§ SOURCE EXCERPT
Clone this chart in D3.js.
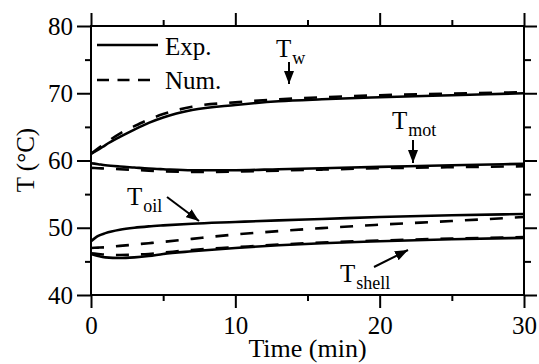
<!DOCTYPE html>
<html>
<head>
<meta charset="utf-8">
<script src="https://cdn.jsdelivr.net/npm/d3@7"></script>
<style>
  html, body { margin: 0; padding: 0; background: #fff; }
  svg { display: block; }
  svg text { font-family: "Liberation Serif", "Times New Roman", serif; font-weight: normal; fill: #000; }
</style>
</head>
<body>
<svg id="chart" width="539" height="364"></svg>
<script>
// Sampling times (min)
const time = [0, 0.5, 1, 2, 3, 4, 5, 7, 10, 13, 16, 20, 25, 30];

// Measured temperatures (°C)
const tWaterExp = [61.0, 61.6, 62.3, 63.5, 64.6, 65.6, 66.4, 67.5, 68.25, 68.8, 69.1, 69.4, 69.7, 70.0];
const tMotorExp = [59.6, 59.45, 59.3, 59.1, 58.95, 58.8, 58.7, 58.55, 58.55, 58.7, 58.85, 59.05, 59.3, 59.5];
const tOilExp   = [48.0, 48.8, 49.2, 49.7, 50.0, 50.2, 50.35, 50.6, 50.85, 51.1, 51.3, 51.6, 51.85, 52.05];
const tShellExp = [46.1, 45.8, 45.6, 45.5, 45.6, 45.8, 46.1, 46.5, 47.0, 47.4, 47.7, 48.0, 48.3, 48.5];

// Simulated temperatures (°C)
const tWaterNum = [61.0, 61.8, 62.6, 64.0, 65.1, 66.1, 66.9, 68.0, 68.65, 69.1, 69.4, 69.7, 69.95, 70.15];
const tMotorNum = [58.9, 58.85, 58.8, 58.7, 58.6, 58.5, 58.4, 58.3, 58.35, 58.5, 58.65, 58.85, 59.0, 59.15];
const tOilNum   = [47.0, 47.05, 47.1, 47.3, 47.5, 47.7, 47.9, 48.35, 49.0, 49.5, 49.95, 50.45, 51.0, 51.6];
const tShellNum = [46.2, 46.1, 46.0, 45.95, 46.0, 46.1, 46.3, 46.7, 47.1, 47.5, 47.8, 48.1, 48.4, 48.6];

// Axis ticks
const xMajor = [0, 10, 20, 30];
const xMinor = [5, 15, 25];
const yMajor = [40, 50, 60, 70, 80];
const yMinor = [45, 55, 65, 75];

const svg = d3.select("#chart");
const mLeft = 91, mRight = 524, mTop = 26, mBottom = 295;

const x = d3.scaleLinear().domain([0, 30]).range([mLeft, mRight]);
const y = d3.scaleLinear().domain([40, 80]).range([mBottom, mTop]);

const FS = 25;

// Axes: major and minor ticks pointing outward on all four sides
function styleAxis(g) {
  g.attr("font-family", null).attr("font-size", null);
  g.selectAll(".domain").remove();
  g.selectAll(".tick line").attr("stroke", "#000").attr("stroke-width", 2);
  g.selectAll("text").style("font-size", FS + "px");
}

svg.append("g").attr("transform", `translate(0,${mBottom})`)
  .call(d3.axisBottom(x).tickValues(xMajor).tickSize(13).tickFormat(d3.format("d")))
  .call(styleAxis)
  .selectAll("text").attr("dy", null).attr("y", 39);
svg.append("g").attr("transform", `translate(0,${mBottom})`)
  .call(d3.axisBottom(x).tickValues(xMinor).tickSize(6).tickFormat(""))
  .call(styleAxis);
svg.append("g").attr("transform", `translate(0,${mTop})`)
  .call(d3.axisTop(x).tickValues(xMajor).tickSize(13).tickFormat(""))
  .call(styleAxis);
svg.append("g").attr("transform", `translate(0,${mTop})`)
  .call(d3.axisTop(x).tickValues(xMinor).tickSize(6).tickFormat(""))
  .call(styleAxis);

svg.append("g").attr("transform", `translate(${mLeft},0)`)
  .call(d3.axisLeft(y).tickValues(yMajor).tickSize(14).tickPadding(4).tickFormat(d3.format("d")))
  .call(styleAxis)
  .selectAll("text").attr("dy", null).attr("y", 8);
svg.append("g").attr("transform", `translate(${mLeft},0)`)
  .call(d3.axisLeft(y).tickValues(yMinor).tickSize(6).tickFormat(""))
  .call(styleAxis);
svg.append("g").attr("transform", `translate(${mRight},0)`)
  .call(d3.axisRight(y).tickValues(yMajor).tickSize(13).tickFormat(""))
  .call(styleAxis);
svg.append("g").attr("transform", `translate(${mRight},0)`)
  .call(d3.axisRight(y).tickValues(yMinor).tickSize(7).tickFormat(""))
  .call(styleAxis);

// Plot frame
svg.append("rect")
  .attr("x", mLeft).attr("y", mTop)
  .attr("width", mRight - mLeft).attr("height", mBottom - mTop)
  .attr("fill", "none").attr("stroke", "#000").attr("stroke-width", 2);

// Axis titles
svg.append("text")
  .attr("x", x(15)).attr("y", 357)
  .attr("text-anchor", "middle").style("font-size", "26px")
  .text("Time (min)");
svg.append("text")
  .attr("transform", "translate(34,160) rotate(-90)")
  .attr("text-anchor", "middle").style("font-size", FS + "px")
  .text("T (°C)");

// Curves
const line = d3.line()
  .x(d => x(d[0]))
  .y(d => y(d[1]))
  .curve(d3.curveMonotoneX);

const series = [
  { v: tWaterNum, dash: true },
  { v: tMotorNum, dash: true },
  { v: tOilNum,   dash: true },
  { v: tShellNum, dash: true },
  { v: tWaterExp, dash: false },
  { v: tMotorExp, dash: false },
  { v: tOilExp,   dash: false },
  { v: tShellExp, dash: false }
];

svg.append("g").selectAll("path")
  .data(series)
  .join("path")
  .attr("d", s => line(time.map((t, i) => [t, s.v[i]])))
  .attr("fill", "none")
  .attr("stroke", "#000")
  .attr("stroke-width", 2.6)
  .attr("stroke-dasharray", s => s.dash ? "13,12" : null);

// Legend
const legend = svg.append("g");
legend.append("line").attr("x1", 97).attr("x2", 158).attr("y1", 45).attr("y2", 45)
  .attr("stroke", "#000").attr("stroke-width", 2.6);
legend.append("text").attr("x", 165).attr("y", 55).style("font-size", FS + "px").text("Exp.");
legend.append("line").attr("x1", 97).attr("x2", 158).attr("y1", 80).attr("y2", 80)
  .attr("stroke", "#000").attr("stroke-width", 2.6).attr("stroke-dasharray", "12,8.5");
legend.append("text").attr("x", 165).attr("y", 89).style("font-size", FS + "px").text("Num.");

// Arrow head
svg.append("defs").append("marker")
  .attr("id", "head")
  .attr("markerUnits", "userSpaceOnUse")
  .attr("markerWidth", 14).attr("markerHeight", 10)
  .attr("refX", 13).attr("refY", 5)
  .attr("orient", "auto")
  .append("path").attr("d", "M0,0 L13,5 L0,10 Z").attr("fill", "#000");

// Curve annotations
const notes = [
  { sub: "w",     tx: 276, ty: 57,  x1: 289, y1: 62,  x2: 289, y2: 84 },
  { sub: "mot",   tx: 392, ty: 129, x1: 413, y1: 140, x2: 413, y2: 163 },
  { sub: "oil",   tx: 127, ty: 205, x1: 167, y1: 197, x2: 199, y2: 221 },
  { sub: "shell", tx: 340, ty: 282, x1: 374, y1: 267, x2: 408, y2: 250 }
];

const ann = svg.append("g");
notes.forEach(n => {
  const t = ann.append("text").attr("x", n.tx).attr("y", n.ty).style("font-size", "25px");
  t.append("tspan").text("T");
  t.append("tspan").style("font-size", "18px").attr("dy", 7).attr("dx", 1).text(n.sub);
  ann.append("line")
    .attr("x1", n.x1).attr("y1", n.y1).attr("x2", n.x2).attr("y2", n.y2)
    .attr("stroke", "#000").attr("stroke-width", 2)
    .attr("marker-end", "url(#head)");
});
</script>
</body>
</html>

§ TO BE DONE
Transcribe all the data word for word; the images stay out.

§ EXPECTED OUTPUT
Clone this chart in D3.js.
<!DOCTYPE html>
<html>
<head>
<meta charset="utf-8">
<script src="https://cdn.jsdelivr.net/npm/d3@7"></script>
<style>
  html, body { margin: 0; padding: 0; background: #fff; }
  svg { display: block; }
  svg text { font-family: "Liberation Serif", "Times New Roman", serif; font-weight: normal; fill: #000; }
</style>
</head>
<body>
<svg id="chart" width="539" height="364"></svg>
<script>
// Sampling times (min)
const time = [0, 0.5, 1, 2, 3, 4, 5, 7, 10, 13, 16, 20, 25, 30];

// Measured temperatures (°C)
const tWaterExp = [61.0, 61.6, 62.3, 63.5, 64.6, 65.6, 66.4, 67.5, 68.25, 68.8, 69.1, 69.4, 69.7, 70.0];
const tMotorExp = [59.6, 59.45, 59.3, 59.1, 58.95, 58.8, 58.7, 58.55, 58.55, 58.7, 58.85, 59.05, 59.3, 59.5];
const tOilExp   = [48.0, 48.8, 49.2, 49.7, 50.0, 50.2, 50.35, 50.6, 50.85, 51.1, 51.3, 51.6, 51.85, 52.05];
const tShellExp = [46.1, 45.8, 45.6, 45.5, 45.6, 45.8, 46.1, 46.5, 47.0, 47.4, 47.7, 48.0, 48.3, 48.5];

// Simulated temperatures (°C)
const tWaterNum = [61.0, 61.8, 62.6, 64.0, 65.1, 66.1, 66.9, 68.0, 68.65, 69.1, 69.4, 69.7, 69.95, 70.15];
const tMotorNum = [58.9, 58.85, 58.8, 58.7, 58.6, 58.5, 58.4, 58.3, 58.35, 58.5, 58.65, 58.85, 59.0, 59.15];
const tOilNum   = [47.0, 47.05, 47.1, 47.3, 47.5, 47.7, 47.9, 48.35, 49.0, 49.5, 49.95, 50.45, 51.0, 51.6];
const tShellNum = [46.2, 46.1, 46.0, 45.95, 46.0, 46.1, 46.3, 46.7, 47.1, 47.5, 47.8, 48.1, 48.4, 48.6];

// Axis ticks
const xMajor = [0, 10, 20, 30];
const xMinor = [5, 15, 25];
const yMajor = [40, 50, 60, 70, 80];
const yMinor = [45, 55, 65, 75];

const svg = d3.select("#chart");
const mLeft = 91, mRight = 524, mTop = 26, mBottom = 295;

const x = d3.scaleLinear().domain([0, 30]).range([mLeft, mRight]);
const y = d3.scaleLinear().domain([40, 80]).range([mBottom, mTop]);

const FS = 25;

// Axes: major and minor ticks pointing outward on all four sides
function styleAxis(g) {
  g.attr("font-family", null).attr("font-size", null);
  g.selectAll(".domain").remove();
  g.selectAll(".tick line").attr("stroke", "#000").attr("stroke-width", 2);
  g.selectAll("text").style("font-size", FS + "px");
}

svg.append("g").attr("transform", `translate(0,${mBottom})`)
  .call(d3.axisBottom(x).tickValues(xMajor).tickSize(13).tickFormat(d3.format("d")))
  .call(styleAxis)
  .selectAll("text").attr("dy", null).attr("y", 39);
svg.append("g").attr("transform", `translate(0,${mBottom})`)
  .call(d3.axisBottom(x).tickValues(xMinor).tickSize(6).tickFormat(""))
  .call(styleAxis);
svg.append("g").attr("transform", `translate(0,${mTop})`)
  .call(d3.axisTop(x).tickValues(xMajor).tickSize(13).tickFormat(""))
  .call(styleAxis);
svg.append("g").attr("transform", `translate(0,${mTop})`)
  .call(d3.axisTop(x).tickValues(xMinor).tickSize(6).tickFormat(""))
  .call(styleAxis);

svg.append("g").attr("transform", `translate(${mLeft},0)`)
  .call(d3.axisLeft(y).tickValues(yMajor).tickSize(14).tickPadding(4).tickFormat(d3.format("d")))
  .call(styleAxis)
  .selectAll("text").attr("dy", null).attr("y", 8);
svg.append("g").attr("transform", `translate(${mLeft},0)`)
  .call(d3.axisLeft(y).tickValues(yMinor).tickSize(6).tickFormat(""))
  .call(styleAxis);
svg.append("g").attr("transform", `translate(${mRight},0)`)
  .call(d3.axisRight(y).tickValues(yMajor).tickSize(13).tickFormat(""))
  .call(styleAxis);
svg.append("g").attr("transform", `translate(${mRight},0)`)
  .call(d3.axisRight(y).tickValues(yMinor).tickSize(7).tickFormat(""))
  .call(styleAxis);

// Plot frame
svg.append("rect")
  .attr("x", mLeft).attr("y", mTop)
  .attr("width", mRight - mLeft).attr("height", mBottom - mTop)
  .attr("fill", "none").attr("stroke", "#000").attr("stroke-width", 2);

// Axis titles
svg.append("text")
  .attr("x", x(15)).attr("y", 357)
  .attr("text-anchor", "middle").style("font-size", "26px")
  .text("Time (min)");
svg.append("text")
  .attr("transform", "translate(34,160) rotate(-90)")
  .attr("text-anchor", "middle").style("font-size", FS + "px")
  .text("T (°C)");

// Curves
const line = d3.line()
  .x(d => x(d[0]))
  .y(d => y(d[1]))
  .curve(d3.curveMonotoneX);

const series = [
  { v: tWaterNum, dash: true },
  { v: tMotorNum, dash: true },
  { v: tOilNum,   dash: true },
  { v: tShellNum, dash: true },
  { v: tWaterExp, dash: false },
  { v: tMotorExp, dash: false },
  { v: tOilExp,   dash: false },
  { v: tShellExp, dash: false }
];

svg.append("g").selectAll("path")
  .data(series)
  .join("path")
  .attr("d", s => line(time.map((t, i) => [t, s.v[i]])))
  .attr("fill", "none")
  .attr("stroke", "#000")
  .attr("stroke-width", 2.6)
  .attr("stroke-dasharray", s => s.dash ? "13,12" : null);

// Legend
const legend = svg.append("g");
legend.append("line").attr("x1", 97).attr("x2", 158).attr("y1", 45).attr("y2", 45)
  .attr("stroke", "#000").attr("stroke-width", 2.6);
legend.append("text").attr("x", 165).attr("y", 55).style("font-size", FS + "px").text("Exp.");
legend.append("line").attr("x1", 97).attr("x2", 158).attr("y1", 80).attr("y2", 80)
  .attr("stroke", "#000").attr("stroke-width", 2.6).attr("stroke-dasharray", "12,8.5");
legend.append("text").attr("x", 165).attr("y", 89).style("font-size", FS + "px").text("Num.");

// Arrow head
svg.append("defs").append("marker")
  .attr("id", "head")
  .attr("markerUnits", "userSpaceOnUse")
  .attr("markerWidth", 14).attr("markerHeight", 10)
  .attr("refX", 13).attr("refY", 5)
  .attr("orient", "auto")
  .append("path").attr("d", "M0,0 L13,5 L0,10 Z").attr("fill", "#000");

// Curve annotations
const notes = [
  { sub: "w",     tx: 276, ty: 57,  x1: 289, y1: 62,  x2: 289, y2: 84 },
  { sub: "mot",   tx: 392, ty: 129, x1: 413, y1: 140, x2: 413, y2: 163 },
  { sub: "oil",   tx: 127, ty: 205, x1: 167, y1: 197, x2: 199, y2: 221 },
  { sub: "shell", tx: 340, ty: 282, x1: 374, y1: 267, x2: 408, y2: 250 }
];

const ann = svg.append("g");
notes.forEach(n => {
  const t = ann.append("text").attr("x", n.tx).attr("y", n.ty).style("font-size", "25px");
  t.append("tspan").text("T");
  t.append("tspan").style("font-size", "18px").attr("dy", 7).attr("dx", 1).text(n.sub);
  ann.append("line")
    .attr("x1", n.x1).attr("y1", n.y1).attr("x2", n.x2).attr("y2", n.y2)
    .attr("stroke", "#000").attr("stroke-width", 2)
    .attr("marker-end", "url(#head)");
});
</script>
</body>
</html>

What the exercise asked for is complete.